Mathematical models can appear to offer the solidity of a mathematical proof. We tend to believe in numbers: they offer “certainty” to our rational minds. But numbers still mislead, figures still deceive, and predictions still fail—sometimes spectacularly so. Put it differently, here’s the uncomfortable truth. Many modern disciplines that advertise themselves as purely rational (and especially those that rely heavily on numerical forecasting), actually contain elements from the domain of the magical, even if they don’t realize it or are unwilling to admit it.
Our modern forms of divination—based on AI and big data, with “corporate astrologers” dressed in suits—offer little from a purely rational perspective, given that their track records are hardly any better than astrology. Yet we are drawn to these forecasts. Evidently, there are deeper forces at play. Perhaps these modern forecasts, with their own peculiar esoteric symbols and mysterious jargon, serve to satisfy an essentially magical, divinatory need. Understanding this explains, in part, why astrology continues to thrive (despite every effort to eradicate it) alongside its modern, data-driven successors.
“And thence we came forth to see again the stars”
Divination systems are sensemaking tools, which continue to fascinate, enchant, and nourish an archetypal need. Among these, astrology is the ur-example: a narrative art form of weaving stories out of numbers and data points.

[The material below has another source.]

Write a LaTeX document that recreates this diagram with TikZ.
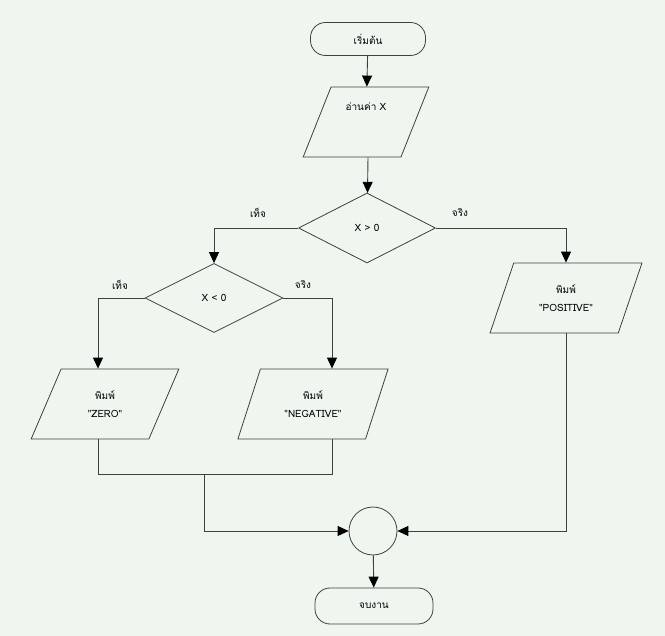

For anyone interested in the history, and, indeed, the future of these ideas, A Scheme of Heaven is a deeply learned guide. Filled with fun charts, diagrams, and statistical tables, Boxer clearly explains the richly complex language and “science” of astrology in a refreshingly, readable manner. With its light touch and wonder-seeking tone, the book is a beacon shone onto the mysteries of the cosmos, rekindling our timeless capacity to marvel at the universe.